The Royal Palace announced Sunday that the 79-year-old queen had felt dizziness and staggered slightly while walking for exercise a day earlier. However, she remained conscious and could speak.
It said a physical examination and a magnetic resonance imaging scan showed a slight shortage of blood in the cerebellum, but no hemorrhaging.
The palace has also never explained what is wrong with Prince Dipangkorn, heir apparent to the throne.
So it’s clear that whatever the seriousness of Vajiralongkorn’s current condition, we can’t expect honest information from the Royal Household Bureau. If they start releasing statements confirming that he is ill, that will be a sign that his condition is very serious, much more severe than the palace is officially reporting. The absence of any statement, and bland comments from palace officials to royalist reporters claiming he is “fine”, don’t give us any useful information at all.
The fact that official royal statements can’t be trusted to tell the truth — and indeed, almost never come even close to telling the truth — means rumours and gossip thrive. Some of the rumours may be deliberately spread by enemies of Vajiralongkorn, and indeed it would not be the first time this has happened. In 2007, very senior establishment sources spread a rumour that Vajiralongkorn had died of AIDS, around the same time that an infamous video was leaked of the 2001 birthday party of his third wife Srirasmi, during a period of intense palace infighting. It’s possible that something similar is happening again, and that the seriousness of Vajiralongkorn’s health condition is being exaggerated.

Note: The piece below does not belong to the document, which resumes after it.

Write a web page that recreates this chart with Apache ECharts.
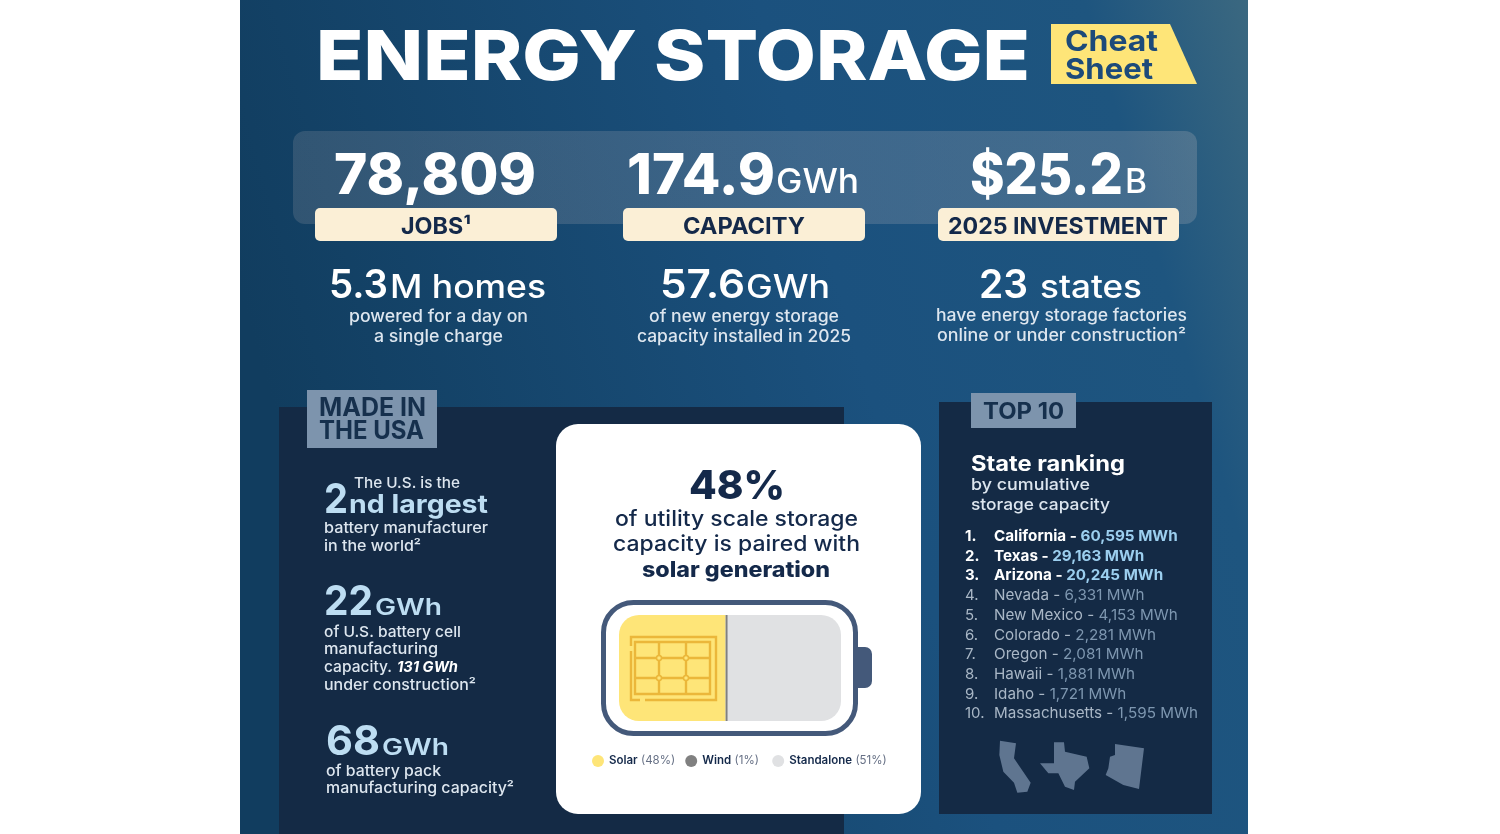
<!DOCTYPE html>
<html>
<head>
<meta charset="utf-8">
<title>Energy Storage Cheat Sheet</title>
<script src="https://cdn.jsdelivr.net/npm/echarts@6/dist/echarts.min.js"></script>
<style>
html, body { margin: 0; padding: 0; background: #fff; }
#container { width: 1500px; height: 834px; }
</style>
</head>
<body>
<div id="container"></div>
<script>
var mixNames = ['Solar', 'Wind', 'Standalone'];
var mixValues = [48, 1, 51];
var mixColors = ['#FEE578', '#808080', '#E0E1E3'];

var rankStates = ['California', 'Texas', 'Arizona', 'Nevada', 'New Mexico', 'Colorado', 'Oregon', 'Hawaii', 'Idaho', 'Massachusetts'];
var rankMWh = ['60,595', '29,163', '20,245', '6,331', '4,153', '2,281', '2,081', '1,881', '1,721', '1,595'];

var FONT = 'Inter';
var NAVY = '#14294A';
var TAGTEXT = '#16304D';
var ICE = '#BDDDF2';
var CREAM = '#FBEFD6';
var PALE = '#DDE6EF';
var ICON = '#EBB73A';

var dom = document.getElementById('container');
var myChart = echarts.init(dom, null, {renderer: 'canvas', width: 1500, height: 834});
var els = [];
var measure = document.createElement('canvas').getContext('2d');

function box(x, y, w, h, fill, r, z) {
    els.push({type: 'rect', z: z || 0, shape: {x: x, y: y, width: w, height: h, r: r || 0}, style: {fill: fill}});
}

// y is the middle of the capitals, width is what the text spans in the picture
function txt(x, y, text, size, weight, color, width, align, italic) {
    var slant = italic ? 'italic ' : '';
    measure.font = slant + weight + ' ' + size + 'px ' + FONT;
    els.push({
        type: 'text', z: 5, x: x, y: y + size * 0.058, scaleX: width / measure.measureText(text).width, scaleY: 1,
        style: {
            x: 0, y: 0, text: text, fill: color, fontFamily: FONT, fontSize: size, fontWeight: weight,
            fontStyle: italic ? 'italic' : 'normal', align: align || 'left', verticalAlign: 'middle'
        }
    });
}

function iconLine(pts) {
    els.push({type: 'polyline', z: 6, shape: {points: pts}, style: {stroke: ICON, lineWidth: 2.4, fill: null}});
}

// page background and panels
els.push({
    type: 'rect', z: 0, shape: {x: 240, y: 0, width: 1008, height: 834},
    style: {fill: new echarts.graphic.LinearGradient(0, 0.35, 1, 0, [
        {offset: 0, color: '#113D5F'},
        {offset: 0.55, color: '#1B517E'},
        {offset: 0.85, color: '#1E557F'},
        {offset: 1, color: '#3B6880'}
    ])}
});
els.push({
    type: 'rect', z: 1, shape: {x: 293, y: 131, width: 904, height: 93, r: 12},
    style: {fill: new echarts.graphic.LinearGradient(0, 0, 1, 0, [
        {offset: 0, color: 'rgba(255,225,215,0.13)'},
        {offset: 1, color: 'rgba(255,225,215,0.17)'}
    ])}
});
box(315, 208, 242, 33, CREAM, 5, 2);
box(623, 208, 242, 33, CREAM, 5, 2);
box(938, 208, 241, 33, CREAM, 5, 2);
box(279, 407, 565, 427, '#142A45', 0, 1);
box(939, 402, 273, 412, '#142A45', 0, 1);
box(307, 390, 130, 58, '#7D94AD', 0, 2);
box(971, 393, 105, 35, '#7D94AD', 0, 2);
box(556, 424, 365, 390, '#FFFFFF', 22, 2);

// title
txt(316, 55, 'ENERGY STORAGE', 69, 800, '#FFFFFF', 714);
els.push({type: 'polygon', z: 2, shape: {points: [[1051, 24], [1170, 24], [1197, 84], [1051, 84]]}, style: {fill: '#FEE578'}});
txt(1065, 41, 'Cheat', 29, 700, '#1C4A7A', 93);
txt(1065, 69, 'Sheet', 29, 700, '#1C4A7A', 88);

// headline stats
txt(334, 173.5, '78,809', 56, 800, '#FFFFFF', 202);
txt(627, 173.5, '174.9', 56, 800, '#FFFFFF', 148);
txt(776, 180.5, 'GWh', 34, 500, '#FFFFFF', 83);
txt(970, 173.5, '$25.2', 56, 800, '#FFFFFF', 153);
txt(1125, 180.5, 'B', 34, 500, '#FFFFFF', 22);
txt(436, 226, 'JOBS¹', 23, 700, NAVY, 70, 'center');
txt(744, 226, 'CAPACITY', 23, 700, NAVY, 122, 'center');
txt(1058, 226, '2025 INVESTMENT', 23, 700, NAVY, 220, 'center');

txt(329, 284.5, '5.3', 39, 600, '#FFFFFF', 59);
txt(390, 287, 'M homes', 32, 500, '#FFFFFF', 156);
txt(438.5, 316, 'powered for a day on', 17, 500, PALE, 179, 'center');
txt(438.5, 336, 'a single charge', 17, 500, PALE, 129, 'center');
txt(660, 284.5, '57.6', 39, 600, '#FFFFFF', 85);
txt(746, 287, 'GWh', 32, 500, '#FFFFFF', 84);
txt(744, 316, 'of new energy storage', 17, 500, PALE, 190, 'center');
txt(744, 336, 'capacity installed in 2025', 17, 500, PALE, 214, 'center');
txt(979, 284.5, '23', 39, 600, '#FFFFFF', 49);
txt(1040, 287, 'states', 32, 500, '#FFFFFF', 102);
txt(1061.5, 315, 'have energy storage factories', 17, 500, PALE, 251, 'center');
txt(1061.5, 335, 'online or under construction²', 17, 500, PALE, 249, 'center');

// made in the usa panel
txt(319, 407.5, 'MADE IN', 25, 700, TAGTEXT, 107);
txt(319, 430, 'THE USA', 25, 700, TAGTEXT, 105);
txt(354, 482.5, 'The U.S. is the', 15, 500, PALE, 106);
txt(324, 498, '2', 41, 700, ICE, 24);
txt(349, 504, 'nd largest', 25, 700, ICE, 139);
txt(324, 528, 'battery manufacturer', 15, 500, PALE, 164);
txt(324, 546, 'in the world²', 15, 500, PALE, 97);
txt(324, 600, '22', 41, 700, ICE, 49);
txt(375, 606.5, 'GWh', 23, 600, ICE, 67);
txt(324, 632, 'of U.S. battery cell', 15, 500, PALE, 137);
txt(324, 649, 'manufacturing', 15, 500, PALE, 114);
txt(324, 667, 'capacity.', 15, 500, PALE, 68);
txt(397, 667, '131 GWh', 15, 700, '#FFFFFF', 61, 'left', true);
txt(324, 685, 'under construction²', 15, 500, PALE, 152);
txt(326, 740, '68', 41, 700, ICE, 54);
txt(382, 746.5, 'GWh', 23, 600, ICE, 67);
txt(326, 771, 'of battery pack', 15, 500, PALE, 115);
txt(326, 788, 'manufacturing capacity²', 15, 500, PALE, 188);

// centre card
txt(737, 485, '48%', 40, 800, NAVY, 96, 'center');
txt(736.5, 518, 'of utility scale storage', 21, 500, NAVY, 243, 'center');
txt(736.5, 543, 'capacity is paired with', 21, 500, NAVY, 247, 'center');
txt(736, 569, 'solar generation', 21, 800, NAVY, 188, 'center');

// battery shell
els.push({type: 'rect', z: 3, shape: {x: 603.5, y: 602.5, width: 252, height: 131, r: 30}, style: {fill: null, stroke: '#44597A', lineWidth: 5}});
els.push({type: 'rect', z: 3, shape: {x: 857, y: 647, width: 15, height: 41, r: [0, 7, 7, 0]}, style: {fill: '#44597A'}});

// solar panel icon
iconLine([[631, 646], [631, 637], [716, 637], [716, 700], [645, 700]]);
iconLine([[631, 651], [631, 700], [640, 700]]);
els.push({type: 'rect', z: 6, shape: {x: 635, y: 642, width: 75, height: 52}, style: {fill: null, stroke: ICON, lineWidth: 2.4}});
iconLine([[659, 642], [659, 694]]);
iconLine([[686, 642], [686, 694]]);
iconLine([[635, 658], [710, 658]]);
iconLine([[635, 678], [710, 678]]);
[[659, 658], [686, 658], [659, 678], [686, 678]].forEach(function (p) {
    els.push({type: 'circle', z: 7, shape: {cx: p[0], cy: p[1], r: 2.5}, style: {fill: '#FEE578', stroke: ICON, lineWidth: 1.5}});
});

// top 10 panel
txt(1023.5, 411, 'TOP 10', 23, 700, TAGTEXT, 81, 'center');
txt(971, 463, 'State ranking', 21, 700, '#FFFFFF', 154);
txt(971, 484, 'by cumulative', 16.5, 500, PALE, 119);
txt(971, 504, 'storage capacity', 16.5, 500, PALE, 139);

rankStates.forEach(function (name, i) {
    var top3 = i < 3;
    var y = 535.5 + 19.72 * i;
    var w = top3 ? 700 : 400;
    els.push({
        type: 'text', z: 5, x: 965, y: y + 1,
        style: {x: 0, y: 0, text: (i + 1) + '.', fill: top3 ? '#FFFFFF' : '#A9B7C6', fontFamily: FONT, fontSize: 15, fontWeight: w, verticalAlign: 'middle'}
    });
    els.push({
        type: 'text', z: 5, x: 994, y: y + 1, scaleX: 1.015,
        style: {
            x: 0, y: 0, verticalAlign: 'middle',
            text: '{n|' + name + ' - }{v|' + rankMWh[i] + ' MWh}',
            rich: {
                n: {fontFamily: FONT, fontSize: 15, fontWeight: w, fill: top3 ? '#FFFFFF' : '#A9B7C6'},
                v: {fontFamily: FONT, fontSize: 15, fontWeight: w, fill: top3 ? '#9CCFEF' : '#7E97B0'}
            }
        }
    });
});

// state silhouettes
[
    [[180, 1052], [228, 1060], [222, 1105], [272, 1178], [262, 1205], [232, 1208], [222, 1178], [190, 1145], [178, 1095]],
    [[342, 1057], [372, 1057], [375, 1085], [440, 1100], [448, 1135], [405, 1175], [402, 1200], [375, 1190], [355, 1150], [325, 1150], [300, 1120], [342, 1120]],
    [[525, 1062], [612, 1075], [597, 1197], [550, 1185], [497, 1155], [505, 1135], [510, 1100], [525, 1095]]
].forEach(function (pts) {
    els.push({type: 'polygon', z: 3, x: 940, y: 390, scaleX: 1 / 3, scaleY: 1 / 3, shape: {points: pts}, style: {fill: '#5F7590'}});
});

var option = {
    animation: false,
    backgroundColor: '#fff',
    graphic: {elements: els},
    grid: {left: 619, top: 615, width: 222, height: 106, containLabel: false},
    xAxis: {type: 'value', min: 0, max: 100, show: false},
    yAxis: {type: 'category', data: ['Capacity'], show: false},
    legend: {
        left: 587, top: 750, orient: 'horizontal', icon: 'circle', itemWidth: 12, itemHeight: 12, itemGap: 10,
        selectedMode: false,
        data: mixNames,
        formatter: function (name) {
            // the Wind entry sits a little further from Standalone than Solar does from Wind
            var tail = name === 'Wind' ? '{g| }' : '';
            return '{n|' + name + '} {p|(' + mixValues[mixNames.indexOf(name)] + '%)}' + tail;
        },
        textStyle: {
            rich: {
                n: {fontFamily: FONT, fontSize: 11.5, fontWeight: 600, color: NAVY},
                p: {fontFamily: FONT, fontSize: 11.5, fontWeight: 400, color: '#667085'},
                g: {width: 5}
            }
        }
    },
    series: mixNames.map(function (name, i) {
        return {
            name: name,
            type: 'bar',
            stack: 'mix',
            barWidth: 106,
            silent: true,
            data: [mixValues[i]],
            itemStyle: {
                color: mixColors[i],
                borderRadius: i === 0 ? [20, 0, 0, 20] : (i === 2 ? [0, 20, 20, 0] : 0)
            }
        };
    })
};
myChart.setOption(option);
</script>
</body>
</html>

The job of journalists like me is to try to separate fact from rumour, and it’s a really difficult task. So far, all I can say with confidence at this stage is that the king has had a fairly serious health scare, but we don’t yet know how severe it was, or if it is still ongoing. I’ll continue to seek information and post updates on whatever I can find out.
Meanwhile, for anyone interested, earlier this year I posted an analysis of royal succession dynamics after Vajiralongkorn’s death.
As Somsak said on social media today, one way the Royal Household Bureau has dispelled health speculation in the past is by sharing footage and photographs of the monarch walking around and looking healthy:
However, given the known dishonesty of the palace, and the ease with which footage can be faked, or old pictures recycled, it may be difficult for the Royal Household Bureau to end rumours about Vajiralongkorn’s health unless they can show him clearly looking fit and well at an event that we know just happened (if they showed him playing volleyball or basketball at a public event that would be particularly effective). Until then, we just have to try our best to decode what little evidence we have, and wait and see how the situation develops.
Thais deserve to know the truth, but unfortunately the palace has no interest in telling them.